On May 25, 2008 the Phoenix lander touched down in the Green Valley of Vastitas Borealis at a latitude of 68 degrees North. Landing near the Arctic North of Mars, Phoenix returned images of ice just beneath the surface. With a planned lifetime of 3 months, Phoenix continued transmitting for 5 months before going silent to the Martian Winter. Today JPL scientists are trying to re-establish contact. The Odyssey orbiter will complete 30 overflights this week, with more passes planned for February and March.
This week French scientists have concluded that water ice from Planum Borum, the polar ice cap, is exceptionally pure. Data from the Shallow Radar (SHARAD) instrument about the Mars Reconnaissance Orbiter points to 95 percent purity. The Martian North would be an excellent place for humans to settle and stay. a settler could bet her life on finding water beneath the surface.

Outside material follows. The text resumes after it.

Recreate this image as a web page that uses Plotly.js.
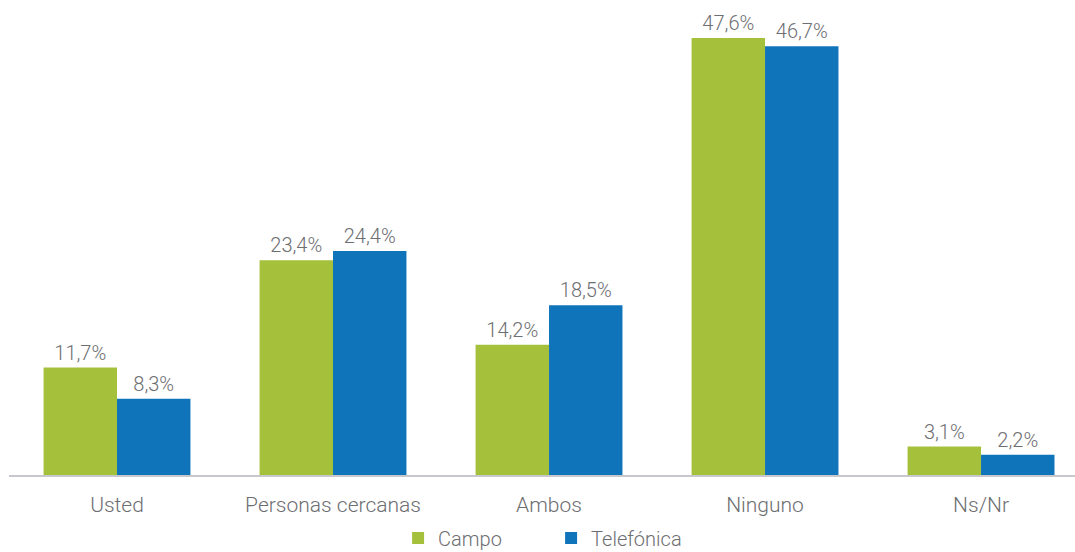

Calcium carbonates found by Phoenix are more evidence of a warm, wet past for Mars. Abundant photos point to ancient lakes and stream beds. A lake bed is difficult to spot from orbit, so even more may exist. This adds to evidence from meteorites that early Mars had conditions suitable for life. Billions of years ago the planet may have been awash with water.
The "Faint Sun" hypothesis speculates that the early Sun was only about 75% as bright as today. Earth and Mars would have been frozen solid, making evolution of life unlikely. Abundant evidence from both planets shows that they were both warm enough for life. Since the Sun turns fuel to energy according to E=mc^2, a higher speed of light would have made solar luminosity nearly equal to today. Ancient lakes on Mars are more evidence that the speed of light has changed.